Actually, that's a bit of a misnomer - it's actually a mash-up of science fiction and horror. Nonetheless, despite the horror elements, the topic of “first contact” is a classic theme of science fiction, and this is a “first contact” on steroids.
The story is gothic. The narroator of the story, Bartolomeo, is a deformed member of a multigeneration ship, the Argonos. The Argonos can move faster than light, but there are still long transit times in interplanetary space. The Argonos itself seems to be quite large; I got the sense of it being the size of a small asteroid. There are different levels in the ship which approximate the social classes from aristocrats at the upper level to impressed dregs who want off the ship in the depths. (Strangely, the “crew” seems to be outside of the class system.) The whole thing is ruled by a Captain, a position which is mostly hereditary but subject to the control of an oligarchy known as the ship's executive council.
Stranger still, there is a Christian (Catholic or Episcopalian) bishop on the ship and he is almost as powerful as the Captain. The bishop plays the heavy in the story.
The population of the Argonos is demoralized. They and their ancestors have been on the ship for so long that no one remembers the mission. It seems that they make contact with inhabited worlds every decade or so as they wander aimlessly in the outer zones of human expansion. How that expansion preceded them, whether there is a civilized core, who sent them out, is unknown and unexplained. Although the fact that the ship incorporates a massive cathedral and has a bishop seems to suggest that its purpose may have been to support a Christian mission to the outer galaxy, but this is speculation, and if that was the case, then the mission is forgotten, although the bishop seems very heavy-handed in his evangelical agenda.
The Argonos receives a distress beacon. If there is one thing we have learned from watching the Alien movies, distress beacons are never good.

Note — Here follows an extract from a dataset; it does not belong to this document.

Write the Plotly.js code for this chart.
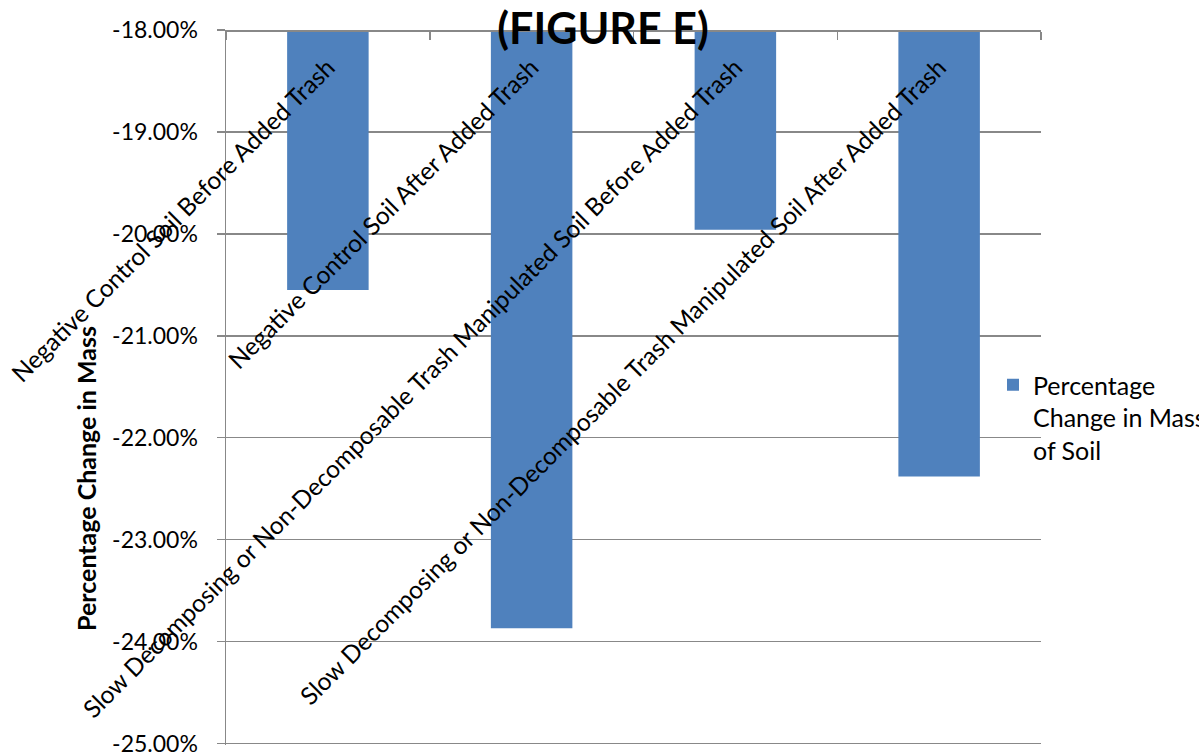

The Argonos investigates and finds that the human colony appears to have abandoned this planet, named “Antioch” by the bishop. Bartolomeo learns that this appearance is deceptive when he discovers a strange structure that presents the tortured bodies of the settlement. The Argonos executive council decides that (a) this happened a long time ago, (b) it's not their job to investigate disturbing mysteries, and (c) there's no time to leave like now.
They leave, but on the way out they discover an abandoned alien ship. As far as they know, no human has ever discovered an alien intelligence before. So, they have - HAVE TO! - investigate. Bartolomeo is assigned the investigation of the spooky, empty, alien spaceship where people die in freak accidents on a random basis.
At this point, the story moves into horror territory as the demoralized atmosphere of the Argonos transforms into the creepiness of shadows and echoes. Is the ship empty? Could it be a trap? What about those hundreds of colonist bodies impaled on spikes and tortured?
This story has conflict on a lot of levels. There is a political tension between the bishop and the captain, between the captain and Bartolomeo, who had been life-long friends whos relationship has grown sour, between the social levels on the ship, between those who want to cut and run and those who want to investigate, and, mostly, between, the fear of the unknown and the reality of discovery.
The writing was nicely introspective when that was appropriate. It kept my interest from start to finish, which is saying a lot these days.